During an action-packed day at the 2016 Tribeca Film Festival, a bevy of women professionals participated in a series of panel discussions about the many obstacles women face in Hollywood. A “One on One” Tribeca Talk with actress and community activist Rosie Perez navigated her experience in the business since her foray, giving audience members a deeper look at the disparities in access and opportunity between women of a certain aesthetic and their better off counterparts.
“And when I entered and I was like, “Wait, a minute, this is messed up. Wait a minute. How many crackhead hoe scripts are you going to send me?” she said, according to Remezcla, on the politics of being a woman of color in Hollywood. “I mean, I don’t mind being a crackhead hoe but you better make me the lead!”

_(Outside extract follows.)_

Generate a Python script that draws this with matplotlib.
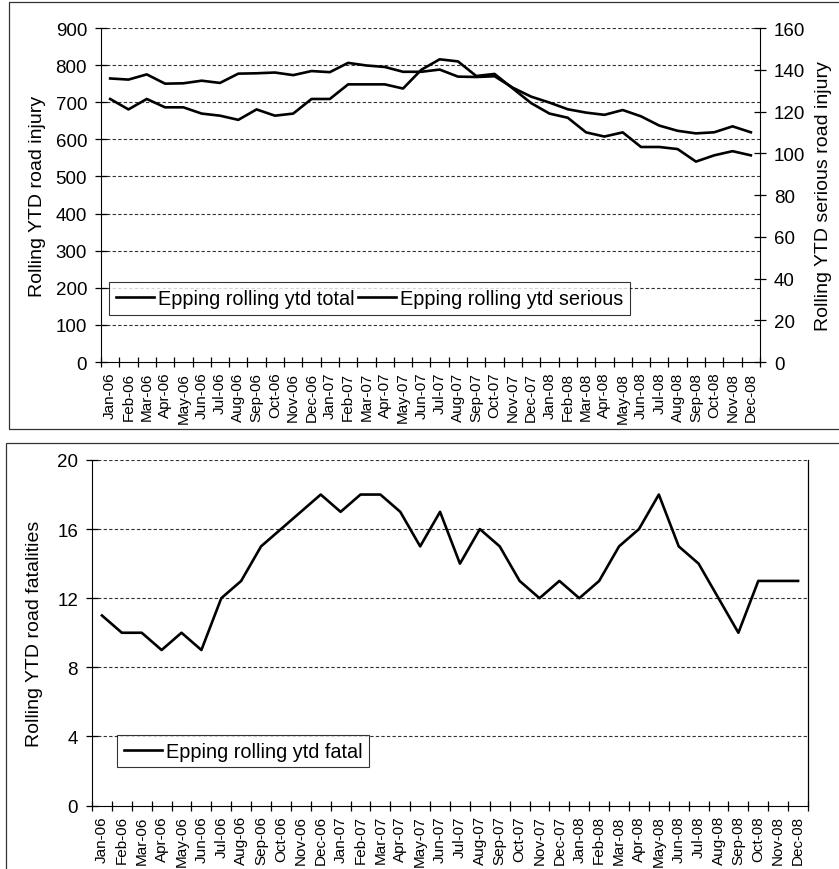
import numpy as np
import matplotlib.pyplot as plt
from matplotlib.patches import Rectangle

plt.rcParams['font.family'] = ['Liberation Sans', 'DejaVu Sans']

months = ['Jan-06', 'Feb-06', 'Mar-06', 'Apr-06', 'May-06', 'Jun-06', 'Jul-06', 'Aug-06',
          'Sep-06', 'Oct-06', 'Nov-06', 'Dec-06', 'Jan-07', 'Feb-07', 'Mar-07', 'Apr-07',
          'May-07', 'Jun-07', 'Jul-07', 'Aug-07', 'Sep-07', 'Oct-07', 'Nov-07', 'Dec-07',
          'Jan-08', 'Feb-08', 'Mar-08', 'Apr-08', 'May-08', 'Jun-08', 'Jul-08', 'Aug-08',
          'Sep-08', 'Oct-08', 'Nov-08', 'Dec-08']

# rolling ytd totals (left axis)
total = [764, 761, 775, 750, 751, 758, 752, 777, 778, 780, 773, 784,
         781, 806, 799, 795, 782, 782, 788, 769, 768, 770, 739, 715,
         699, 681, 672, 666, 679, 662, 637, 623, 616, 619, 635, 619]

# rolling ytd serious (right axis)
serious = [126, 121, 126, 122, 122, 119, 118, 116, 121, 118, 119, 126,
           126, 133, 133, 133, 131, 140, 145, 144, 137, 138, 131, 124,
           119, 117, 110, 108, 110, 103, 103, 102, 96, 99, 101, 99]

# rolling ytd fatal
fatal = [11, 10, 10, 9, 10, 9, 12, 13, 15, 16, 17, 18,
         17, 18, 18, 17, 15, 17, 14, 16, 15, 13, 12, 13,
         12, 13, 15, 16, 18, 15, 14, 12, 10, 13, 13, 13]

x = np.arange(len(months))

fig = plt.figure(figsize=(8.39, 8.70), dpi=100)

# panel frames
fig.add_artist(Rectangle((9 / 839, 1 - 430 / 870), 835 / 839, 427 / 870, transform=fig.transFigure,
                         fill=False, edgecolor='#333333', linewidth=0.9))
fig.add_artist(Rectangle((6 / 839, -0.05), 840 / 839, (1 - 444 / 870) + 0.05, transform=fig.transFigure,
                         fill=False, edgecolor='#333333', linewidth=0.9))

grid_kw = dict(color='#333333', linestyle=(0, (3, 2)), linewidth=0.8)
tick_fs = 13.5
label_fs = 14
leg_fs = 14.3


def style_xaxis(ax):
    ax.set_xlim(-0.5, len(months) - 0.5)
    ax.set_xticks(x)
    ax.set_xticklabels(months, rotation=90, fontsize=11)
    ax.set_xticks(np.arange(-0.5, len(months)), minor=True)
    ax.tick_params(axis='x', which='major', length=0, pad=7)
    ax.tick_params(axis='x', which='minor', direction='inout', length=7, width=0.9)


# ---- top chart
ax = fig.add_axes([101 / 839, 1 - 363 / 870, 659 / 839, 334 / 870])
ax.plot(x, total, color='black', linewidth=1.9, label='Epping rolling ytd total')
ax.set_ylim(0, 900)
ax.set_yticks(range(0, 901, 100))
for v in range(100, 901, 100):
    ax.axhline(v, **grid_kw, zorder=0)
ax.tick_params(axis='y', direction='inout', length=8, width=0.9, labelsize=tick_fs, pad=6)
style_xaxis(ax)
for s in ['top', 'right']:
    ax.spines[s].set_visible(False)
ax.set_ylabel('Rolling YTD road injury', fontsize=label_fs, labelpad=7)

ax2 = ax.twinx()
ax2.plot(x, serious, color='black', linewidth=1.9, label='Epping rolling ytd serious')
ax2.set_ylim(0, 160)
ax2.set_yticks(range(0, 161, 20))
ax2.tick_params(axis='y', direction='inout', length=8, width=0.9, labelsize=tick_fs, pad=6)
for s in ['top', 'left', 'bottom']:
    ax2.spines[s].set_visible(False)
ax2.set_ylabel('Rolling YTD serious road injury', fontsize=label_fs, labelpad=7)

h1, l1 = ax.get_legend_handles_labels()
h2, l2 = ax2.get_legend_handles_labels()
leg = ax2.legend(h1 + h2, l1 + l2, ncol=2, loc='lower left', bbox_to_anchor=(0.012, 0.14),
                 fontsize=leg_fs, frameon=True, fancybox=False, edgecolor='black',
                 handlelength=1.9, handletextpad=0.2, columnspacing=0.2, borderpad=0.35,
                 borderaxespad=0)
leg.get_frame().set_linewidth(0.8)

# ---- bottom chart
ax3 = fig.add_axes([92 / 839, 1 - 806.5 / 870, 716 / 839, 345.5 / 870])
ax3.plot(x, fatal, color='black', linewidth=1.9, label='Epping rolling ytd fatal')
ax3.set_ylim(0, 20)
ax3.set_yticks(range(0, 21, 4))
for v in range(4, 21, 4):
    ax3.axhline(v, **grid_kw, zorder=0)
ax3.tick_params(axis='y', direction='inout', length=8, width=0.9, labelsize=tick_fs, pad=6)
style_xaxis(ax3)
ax3.spines['top'].set_visible(False)
ax3.spines['right'].set_linewidth(0.9)
ax3.set_ylabel('Rolling YTD road fatalities', fontsize=label_fs, labelpad=10)
leg3 = ax3.legend(loc='lower left', bbox_to_anchor=(0.035, 0.11), fontsize=leg_fs,
                  frameon=True, fancybox=False, edgecolor='black', handlelength=1.9,
                  handletextpad=0.2, borderpad=0.35, borderaxespad=0)
leg3.get_frame().set_linewidth(0.8)

fig.savefig('out.png', dpi=100)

She also touched on how she went about getting her voice heard in a business that tends to overlook the “other” and, as a result, was made to feel outcast for doing so.
“The only way that I did that was by complaining, and what was really strange to me was that the majority of the Latino community in Hollywood, they would take me out to private lunches and tell me, “Shhh, stop rocking the boat. You don’t understand how hard we’ve worked.”,” she recalled. “I do understand how hard you’ve worked, and I’m the product of it. My confidence, my audacity, is a result of your sweat and tears. Don’t you see that?”
Google’s Educator-in-Chief Julie Ann Crommett and TV personality La La Anthony contributed to the Daring Women Summit by examining the importance of perception and the dangers of compartmentalization, respectively.